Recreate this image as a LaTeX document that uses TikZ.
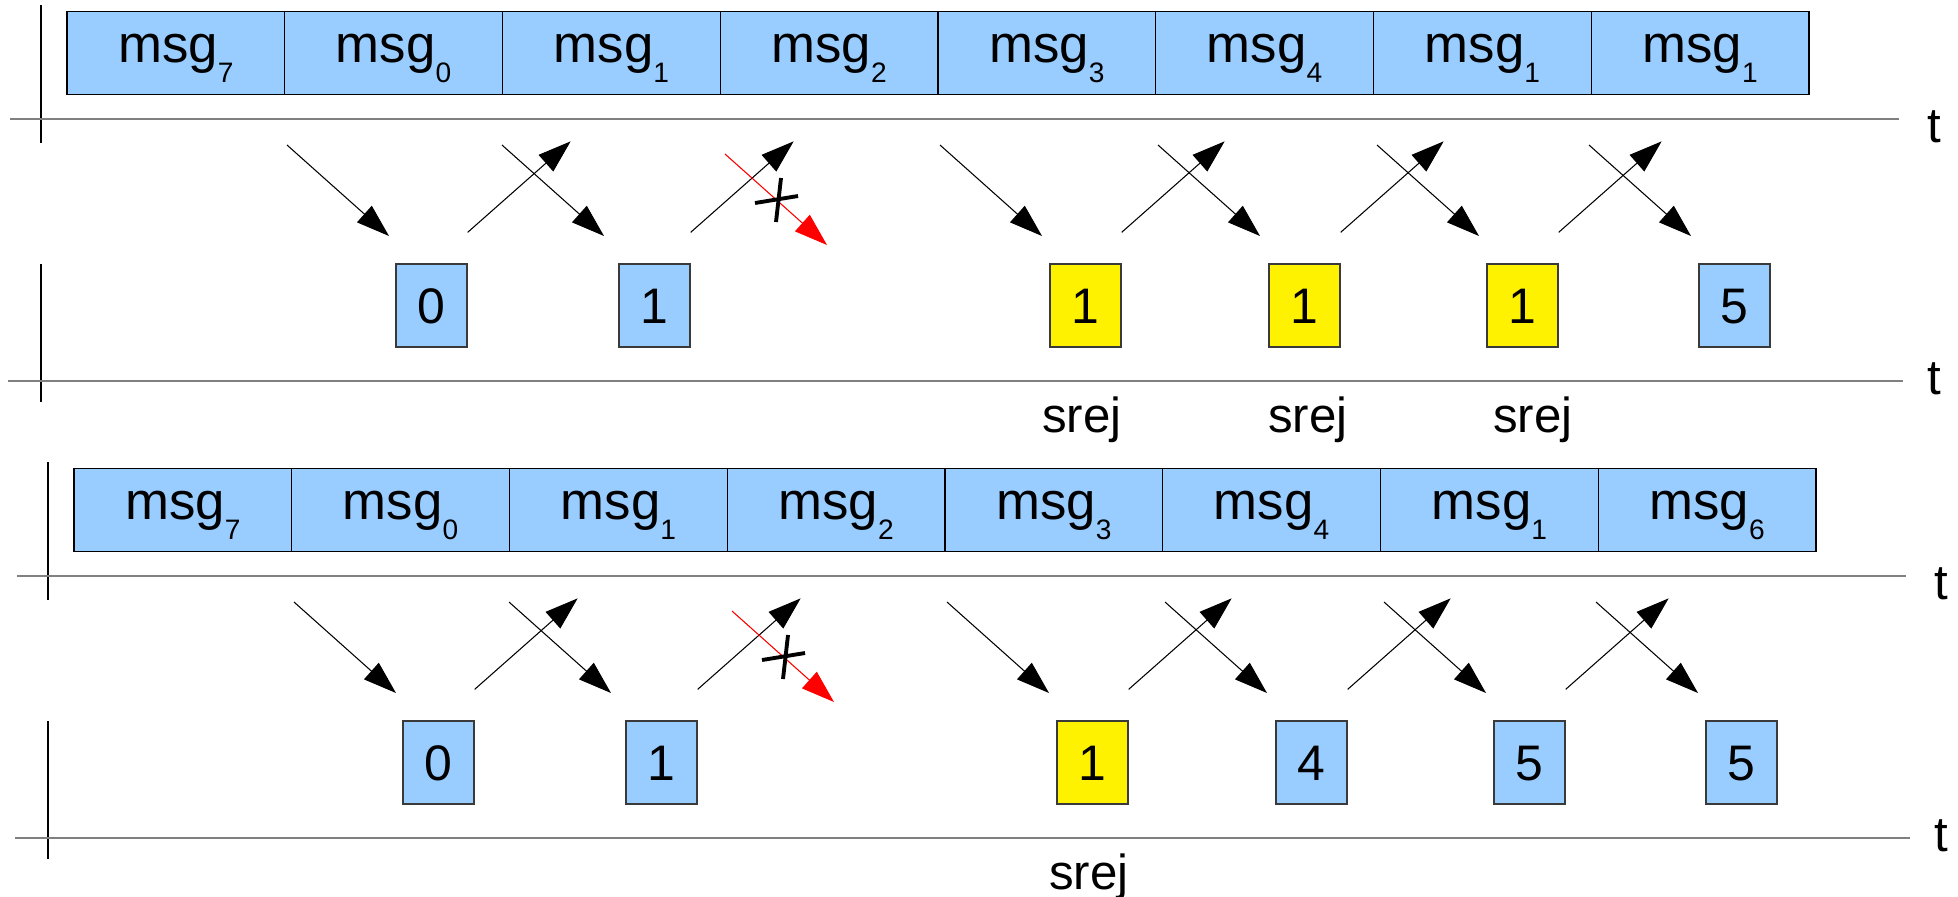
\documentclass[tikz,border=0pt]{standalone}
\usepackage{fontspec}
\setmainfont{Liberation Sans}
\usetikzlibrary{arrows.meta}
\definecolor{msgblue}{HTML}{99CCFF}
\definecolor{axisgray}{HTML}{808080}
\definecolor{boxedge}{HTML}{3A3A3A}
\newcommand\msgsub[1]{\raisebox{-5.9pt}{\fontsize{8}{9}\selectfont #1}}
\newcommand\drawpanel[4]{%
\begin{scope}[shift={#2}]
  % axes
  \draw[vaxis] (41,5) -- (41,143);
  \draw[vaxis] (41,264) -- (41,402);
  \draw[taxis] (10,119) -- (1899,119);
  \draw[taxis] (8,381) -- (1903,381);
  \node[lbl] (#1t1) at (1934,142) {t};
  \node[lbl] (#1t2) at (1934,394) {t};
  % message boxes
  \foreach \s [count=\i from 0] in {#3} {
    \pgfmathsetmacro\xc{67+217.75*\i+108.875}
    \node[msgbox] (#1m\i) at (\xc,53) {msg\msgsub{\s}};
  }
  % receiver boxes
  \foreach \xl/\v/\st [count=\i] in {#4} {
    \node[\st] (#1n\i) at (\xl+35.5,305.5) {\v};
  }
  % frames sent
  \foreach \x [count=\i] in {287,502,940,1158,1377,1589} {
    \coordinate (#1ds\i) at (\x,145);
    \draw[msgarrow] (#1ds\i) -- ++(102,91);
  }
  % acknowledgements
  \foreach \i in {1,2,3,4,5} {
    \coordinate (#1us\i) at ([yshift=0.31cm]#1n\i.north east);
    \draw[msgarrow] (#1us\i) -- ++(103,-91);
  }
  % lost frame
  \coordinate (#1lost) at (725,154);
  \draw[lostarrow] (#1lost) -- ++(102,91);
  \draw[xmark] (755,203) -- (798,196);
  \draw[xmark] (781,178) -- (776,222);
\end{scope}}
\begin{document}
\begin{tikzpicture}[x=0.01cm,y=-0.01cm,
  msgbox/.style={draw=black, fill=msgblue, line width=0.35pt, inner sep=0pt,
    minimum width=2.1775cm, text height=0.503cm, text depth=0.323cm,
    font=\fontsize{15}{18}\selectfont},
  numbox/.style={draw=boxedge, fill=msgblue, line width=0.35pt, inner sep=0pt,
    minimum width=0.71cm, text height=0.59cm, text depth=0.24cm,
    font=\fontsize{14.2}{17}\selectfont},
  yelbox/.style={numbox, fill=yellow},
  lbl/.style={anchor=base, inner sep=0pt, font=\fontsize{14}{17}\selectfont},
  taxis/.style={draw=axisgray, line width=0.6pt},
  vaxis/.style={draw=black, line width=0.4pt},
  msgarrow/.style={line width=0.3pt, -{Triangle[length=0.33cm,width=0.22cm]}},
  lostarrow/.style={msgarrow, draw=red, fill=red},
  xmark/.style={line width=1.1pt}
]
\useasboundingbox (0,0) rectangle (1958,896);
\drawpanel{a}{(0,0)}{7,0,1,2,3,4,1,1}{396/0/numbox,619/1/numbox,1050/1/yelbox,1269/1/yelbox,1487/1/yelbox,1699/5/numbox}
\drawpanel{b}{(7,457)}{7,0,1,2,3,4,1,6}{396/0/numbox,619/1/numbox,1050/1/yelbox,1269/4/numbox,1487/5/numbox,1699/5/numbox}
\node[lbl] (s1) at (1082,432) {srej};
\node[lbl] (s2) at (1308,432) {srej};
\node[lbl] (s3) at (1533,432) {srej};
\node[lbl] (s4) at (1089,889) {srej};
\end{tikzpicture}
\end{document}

_Exercise task:_
Images should not appear in the copy; retype the listing above exactly.

_The output:_
Recreate this image as a LaTeX document that uses TikZ.
\documentclass[tikz,border=0pt]{standalone}
\usepackage{fontspec}
\setmainfont{Liberation Sans}
\usetikzlibrary{arrows.meta}
\definecolor{msgblue}{HTML}{99CCFF}
\definecolor{axisgray}{HTML}{808080}
\definecolor{boxedge}{HTML}{3A3A3A}
\newcommand\msgsub[1]{\raisebox{-5.9pt}{\fontsize{8}{9}\selectfont #1}}
\newcommand\drawpanel[4]{%
\begin{scope}[shift={#2}]
  % axes
  \draw[vaxis] (41,5) -- (41,143);
  \draw[vaxis] (41,264) -- (41,402);
  \draw[taxis] (10,119) -- (1899,119);
  \draw[taxis] (8,381) -- (1903,381);
  \node[lbl] (#1t1) at (1934,142) {t};
  \node[lbl] (#1t2) at (1934,394) {t};
  % message boxes
  \foreach \s [count=\i from 0] in {#3} {
    \pgfmathsetmacro\xc{67+217.75*\i+108.875}
    \node[msgbox] (#1m\i) at (\xc,53) {msg\msgsub{\s}};
  }
  % receiver boxes
  \foreach \xl/\v/\st [count=\i] in {#4} {
    \node[\st] (#1n\i) at (\xl+35.5,305.5) {\v};
  }
  % frames sent
  \foreach \x [count=\i] in {287,502,940,1158,1377,1589} {
    \coordinate (#1ds\i) at (\x,145);
    \draw[msgarrow] (#1ds\i) -- ++(102,91);
  }
  % acknowledgements
  \foreach \i in {1,2,3,4,5} {
    \coordinate (#1us\i) at ([yshift=0.31cm]#1n\i.north east);
    \draw[msgarrow] (#1us\i) -- ++(103,-91);
  }
  % lost frame
  \coordinate (#1lost) at (725,154);
  \draw[lostarrow] (#1lost) -- ++(102,91);
  \draw[xmark] (755,203) -- (798,196);
  \draw[xmark] (781,178) -- (776,222);
\end{scope}}
\begin{document}
\begin{tikzpicture}[x=0.01cm,y=-0.01cm,
  msgbox/.style={draw=black, fill=msgblue, line width=0.35pt, inner sep=0pt,
    minimum width=2.1775cm, text height=0.503cm, text depth=0.323cm,
    font=\fontsize{15}{18}\selectfont},
  numbox/.style={draw=boxedge, fill=msgblue, line width=0.35pt, inner sep=0pt,
    minimum width=0.71cm, text height=0.59cm, text depth=0.24cm,
    font=\fontsize{14.2}{17}\selectfont},
  yelbox/.style={numbox, fill=yellow},
  lbl/.style={anchor=base, inner sep=0pt, font=\fontsize{14}{17}\selectfont},
  taxis/.style={draw=axisgray, line width=0.6pt},
  vaxis/.style={draw=black, line width=0.4pt},
  msgarrow/.style={line width=0.3pt, -{Triangle[length=0.33cm,width=0.22cm]}},
  lostarrow/.style={msgarrow, draw=red, fill=red},
  xmark/.style={line width=1.1pt}
]
\useasboundingbox (0,0) rectangle (1958,896);
\drawpanel{a}{(0,0)}{7,0,1,2,3,4,1,1}{396/0/numbox,619/1/numbox,1050/1/yelbox,1269/1/yelbox,1487/1/yelbox,1699/5/numbox}
\drawpanel{b}{(7,457)}{7,0,1,2,3,4,1,6}{396/0/numbox,619/1/numbox,1050/1/yelbox,1269/4/numbox,1487/5/numbox,1699/5/numbox}
\node[lbl] (s1) at (1082,432) {srej};
\node[lbl] (s2) at (1308,432) {srej};
\node[lbl] (s3) at (1533,432) {srej};
\node[lbl] (s4) at (1089,889) {srej};
\end{tikzpicture}
\end{document}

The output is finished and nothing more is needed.